--- start ---

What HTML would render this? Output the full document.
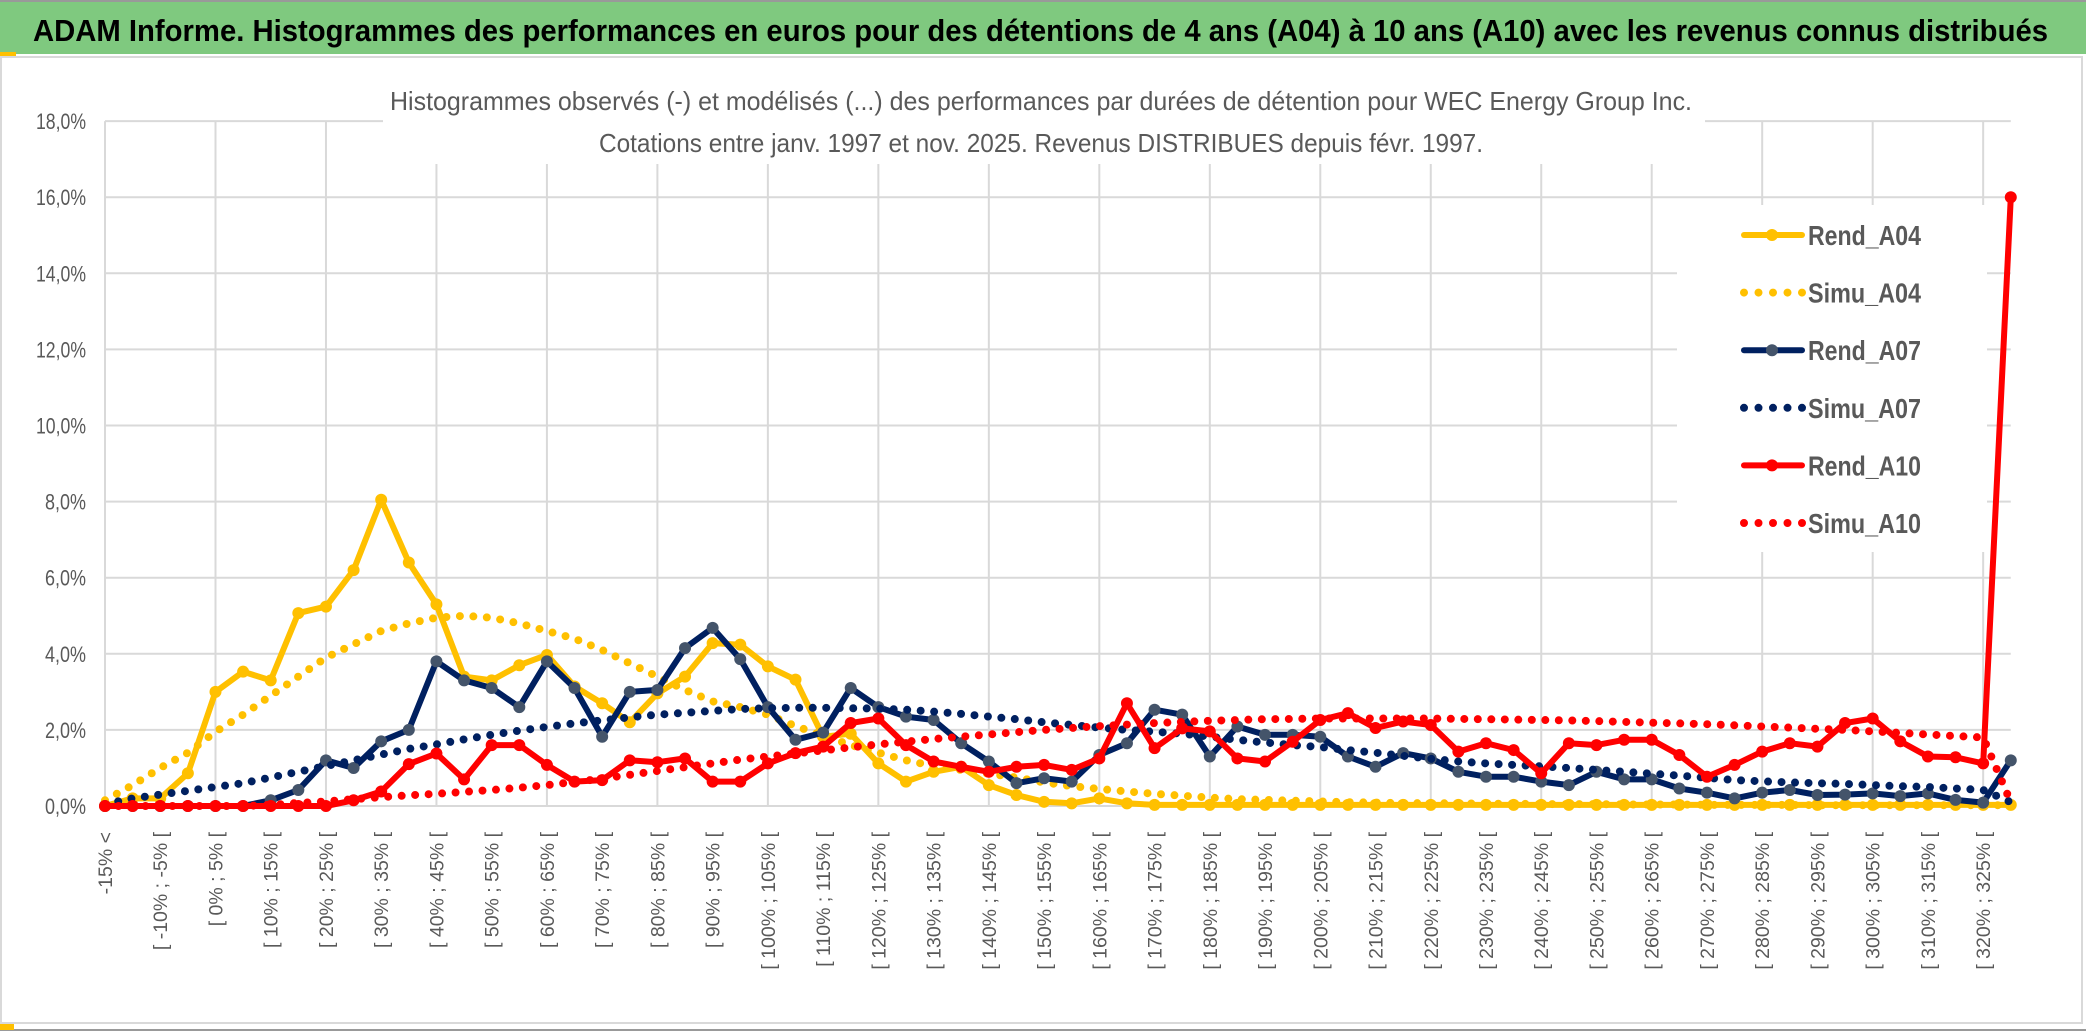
<!DOCTYPE html>
<html><head><meta charset="utf-8"><style>
html,body{margin:0;padding:0;background:#fff;}
svg{display:block;font-family:"Liberation Sans",sans-serif;}
</style></head><body>
<svg id="chart" width="2086" height="1033" viewBox="0 0 2086 1033" xmlns="http://www.w3.org/2000/svg">
  <rect x="0" y="0" width="2086" height="1033" fill="#ffffff"/>
  <rect x="0" y="2" width="2086" height="52" fill="#7fc97f"/>
  <line x1="0" y1="1" x2="2086" y2="1" stroke="#999" stroke-width="2"/>
  <rect x="0" y="52" width="16" height="4" fill="#ffc000"/>
  <text x="33" y="41" font-size="31" font-weight="bold" fill="#000" textLength="2015" lengthAdjust="spacingAndGlyphs">ADAM Informe. Histogrammes des performances en euros pour des détentions de 4 ans (A04) à 10 ans (A10) avec les revenus connus distribués</text>
  <rect x="1" y="57" width="2081" height="966" fill="none" stroke="#d9d9d9" stroke-width="2"/>
  <line x1="0" y1="1030" x2="2086" y2="1030" stroke="#999" stroke-width="2"/>
  <rect x="0" y="1024" width="14" height="6" fill="#ffc000"/>
  <g id="grid"></g>
  <g id="yaxis"></g>
  <g id="xaxis"></g>
  <rect x="383" y="100" width="1322" height="64" fill="#fff"/>
  <text x="390" y="110" font-size="26" fill="#595959" textLength="1302" lengthAdjust="spacingAndGlyphs">Histogrammes observés (-) et modélisés (...) des performances par durées de détention pour WEC Energy Group Inc.</text>
  <text x="599" y="152" font-size="26" fill="#595959" textLength="884" lengthAdjust="spacingAndGlyphs">Cotations entre janv. 1997 et nov. 2025. Revenus DISTRIBUES depuis févr. 1997.</text>
  <rect x="1677" y="205" width="310" height="347" fill="#fff"/>
  <g id="series"></g>
  <g id="legend"></g>
</svg>
<script>
const categories = (function(){ const c=["-15% <"]; for(let a=-15;a<325;a+=5){c.push("[ "+a+"% ; "+(a+5)+"% [");} c.push("325% <"); return c; })();
const yTicks = [0,2,4,6,8,10,12,14,16,18];
const yTickLabels = ["0,0%","2,0%","4,0%","6,0%","8,0%","10,0%","12,0%","14,0%","16,0%","18,0%"];
const rendA04 = [0,0.2,0.2,0.86,3.0,3.53,3.3,5.07,5.24,6.2,8.05,6.4,5.3,3.4,3.3,3.7,3.97,3.14,2.7,2.2,2.96,3.4,4.28,4.24,3.67,3.32,1.82,1.9,1.12,0.64,0.9,1.03,0.55,0.29,0.11,0.07,0.2,0.07,0.03,0.03,0.03,0.03,0.03,0.03,0.03,0.03,0.03,0.03,0.03,0.03,0.03,0.03,0.03,0.03,0.03,0.03,0.03,0.03,0.03,0.03,0.03,0.03,0.03,0.03,0.03,0.03,0.03,0.03,0.03,0.03];
const simuA04 = [0.15,0.55,1.0,1.4,1.95,2.4,2.9,3.4,3.9,4.25,4.6,4.8,4.95,5.0,4.95,4.8,4.6,4.4,4.1,3.75,3.4,3.05,2.75,2.6,2.4,2.1,1.85,1.6,1.4,1.2,1.05,0.95,0.85,0.75,0.62,0.52,0.45,0.38,0.32,0.27,0.22,0.18,0.16,0.14,0.12,0.1,0.09,0.08,0.07,0.07,0.06,0.06,0.05,0.05,0.05,0.04,0.04,0.04,0.03,0.03,0.03,0.03,0.02,0.02,0.02,0.02,0.02,0.02,0.02,0.02];
const rendA07 = [0,0,0,0,0,0,0.15,0.42,1.2,1.0,1.7,2.0,3.8,3.3,3.1,2.6,3.8,3.1,1.82,3.0,3.05,4.15,4.68,3.86,2.6,1.74,1.93,3.1,2.6,2.35,2.26,1.65,1.17,0.6,0.73,0.64,1.34,1.65,2.53,2.4,1.3,2.09,1.87,1.87,1.82,1.3,1.03,1.39,1.25,0.9,0.77,0.77,0.64,0.55,0.9,0.7,0.7,0.46,0.35,0.2,0.35,0.42,0.29,0.3,0.33,0.26,0.33,0.16,0.09,1.2];
const simuA07 = [0.05,0.2,0.3,0.4,0.5,0.6,0.75,0.9,1.05,1.2,1.35,1.5,1.62,1.75,1.87,1.98,2.08,2.17,2.25,2.33,2.4,2.45,2.5,2.55,2.57,2.58,2.58,2.57,2.56,2.53,2.48,2.42,2.35,2.28,2.2,2.13,2.06,2.0,1.95,1.9,1.82,1.74,1.67,1.6,1.55,1.47,1.4,1.32,1.24,1.17,1.12,1.08,1.04,1.0,0.95,0.9,0.85,0.8,0.74,0.68,0.65,0.62,0.6,0.58,0.55,0.52,0.5,0.46,0.42,0.1];
const rendA10 = [0,0,0,0,0,0,0,0,0,0.15,0.38,1.1,1.38,0.7,1.6,1.6,1.08,0.64,0.68,1.2,1.15,1.25,0.64,0.64,1.12,1.39,1.56,2.18,2.3,1.6,1.17,1.03,0.9,1.03,1.08,0.95,1.25,2.7,1.52,2.04,1.96,1.25,1.17,1.69,2.26,2.44,2.05,2.22,2.13,1.43,1.65,1.47,0.86,1.65,1.6,1.74,1.74,1.34,0.77,1.08,1.43,1.65,1.56,2.18,2.3,1.7,1.3,1.28,1.12,16.0];
const simuA10 = [0,0,0,0,0,0,0.03,0.08,0.12,0.18,0.23,0.28,0.32,0.37,0.42,0.48,0.55,0.63,0.72,0.82,0.92,1.02,1.12,1.22,1.3,1.38,1.46,1.54,1.62,1.69,1.76,1.82,1.88,1.94,2.0,2.05,2.1,2.14,2.18,2.21,2.24,2.26,2.28,2.29,2.3,2.3,2.3,2.3,2.3,2.29,2.28,2.27,2.26,2.25,2.23,2.21,2.19,2.17,2.15,2.12,2.09,2.06,2.03,2.0,1.96,1.92,1.88,1.84,1.8,0.1];
const seriesNames = ["Rend_A04","Simu_A04","Rend_A07","Simu_A07","Rend_A10","Simu_A10"];

const NS="http://www.w3.org/2000/svg";
const X0=105, XSTEP=27.62, Y0=806, YPER=38.05;
function xs(i){return X0+i*XSTEP;}
function ys(v){return Y0-v*YPER;}
function mk(tag,attrs,parent){const e=document.createElementNS(NS,tag);for(const k in attrs)e.setAttribute(k,attrs[k]);parent.appendChild(e);return e;}

const grid=document.getElementById('grid');
const yaxis=document.getElementById('yaxis');
const xaxis=document.getElementById('xaxis');
const xEnd=xs(categories.length-1);
yTicks.forEach((t,k)=>{
  const gl=mk('line',{x1:X0,y1:ys(t),x2:xEnd,y2:ys(t),stroke:'#d9d9d9','stroke-width':2},grid);
  
  
  const lbl=yTickLabels[k];
  const tx=mk('text',{x:86,y:ys(t)+8,'font-size':22,fill:'#595959','text-anchor':'end',textLength:lbl.length>4?50:41,lengthAdjust:'spacingAndGlyphs'},yaxis);
  tx.textContent=lbl;
  
  
});
for(let i=0;i<categories.length;i+=4){
  const gl=mk('line',{x1:xs(i),y1:ys(18),x2:xs(i),y2:Y0,stroke:'#d9d9d9','stroke-width':2},grid);
  
  
}
for(let i=0;i<categories.length-1;i+=2){
  const x=xs(i)+7, y=832;
  const tx=mk('text',{x:x,y:y,'font-size':19.5,fill:'#595959','text-anchor':'end',transform:'rotate(-90 '+x+' '+y+')'},xaxis);
  tx.textContent=categories[i];
  
  
}

const sg=document.getElementById('series');
function path(vals){return vals.map((v,i)=>(i?'L':'M')+xs(i).toFixed(1)+' '+ys(v).toFixed(1)).join(' ');}
function solid(vals,color,mcolor,name){
  const g=mk('g',{},sg);
  
  
  mk('path',{d:path(vals),fill:'none',stroke:color,'stroke-width':6,'stroke-linejoin':'round','stroke-linecap':'round'},g);
  vals.forEach((v,i)=>{
    const c=mk('circle',{cx:xs(i),cy:ys(v),r:6,fill:mcolor},g);
    
    
  });
}
function dotted(vals,color,name){
  const p=mk('path',{d:path(vals),fill:'none',stroke:color,'stroke-width':8,'stroke-dasharray':'0 13.5','stroke-linecap':'round','stroke-linejoin':'round'},sg);
  
  
}
solid(rendA04,'#ffc000','#ffc000','rend-a04-line');
dotted(simuA04,'#ffc000','simu-a04-line');
solid(rendA07,'#002060','#44546a','rend-a07-line');
dotted(simuA07,'#002060','simu-a07-line');
solid(rendA10,'#ff0000','#ff0000','rend-a10-line');
dotted(simuA10,'#ff0000','simu-a10-line');

const lg=document.getElementById('legend');
const legColors=['#ffc000','#ffc000','#002060','#002060','#ff0000','#ff0000'];
const legMarker=['#ffc000',null,'#44546a',null,'#ff0000',null];
seriesNames.forEach((n,k)=>{
  const y=235+k*57.6;
  const g=mk('g',{},lg);
  
  
  if(legMarker[k]){
    mk('line',{x1:1744,y1:y,x2:1802,y2:y,stroke:legColors[k],'stroke-width':6,'stroke-linecap':'round'},g);
    mk('circle',{cx:1772,cy:y,r:6,fill:legMarker[k]},g);
  } else {
    mk('line',{x1:1744,y1:y,x2:1803,y2:y,stroke:legColors[k],'stroke-width':8,'stroke-dasharray':'0 14.5','stroke-linecap':'round'},g);
  }
  const t=mk('text',{x:1808,y:y+10,'font-size':28,'font-weight':'bold',fill:'#595959',textLength:113,lengthAdjust:'spacingAndGlyphs'},g);
  t.textContent=n;
});
</script>
</body></html>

--- end ---

PROMPT
How many lines of the listing above include the word "document"? Reply with the number alone.

EXERCISE RESULT
7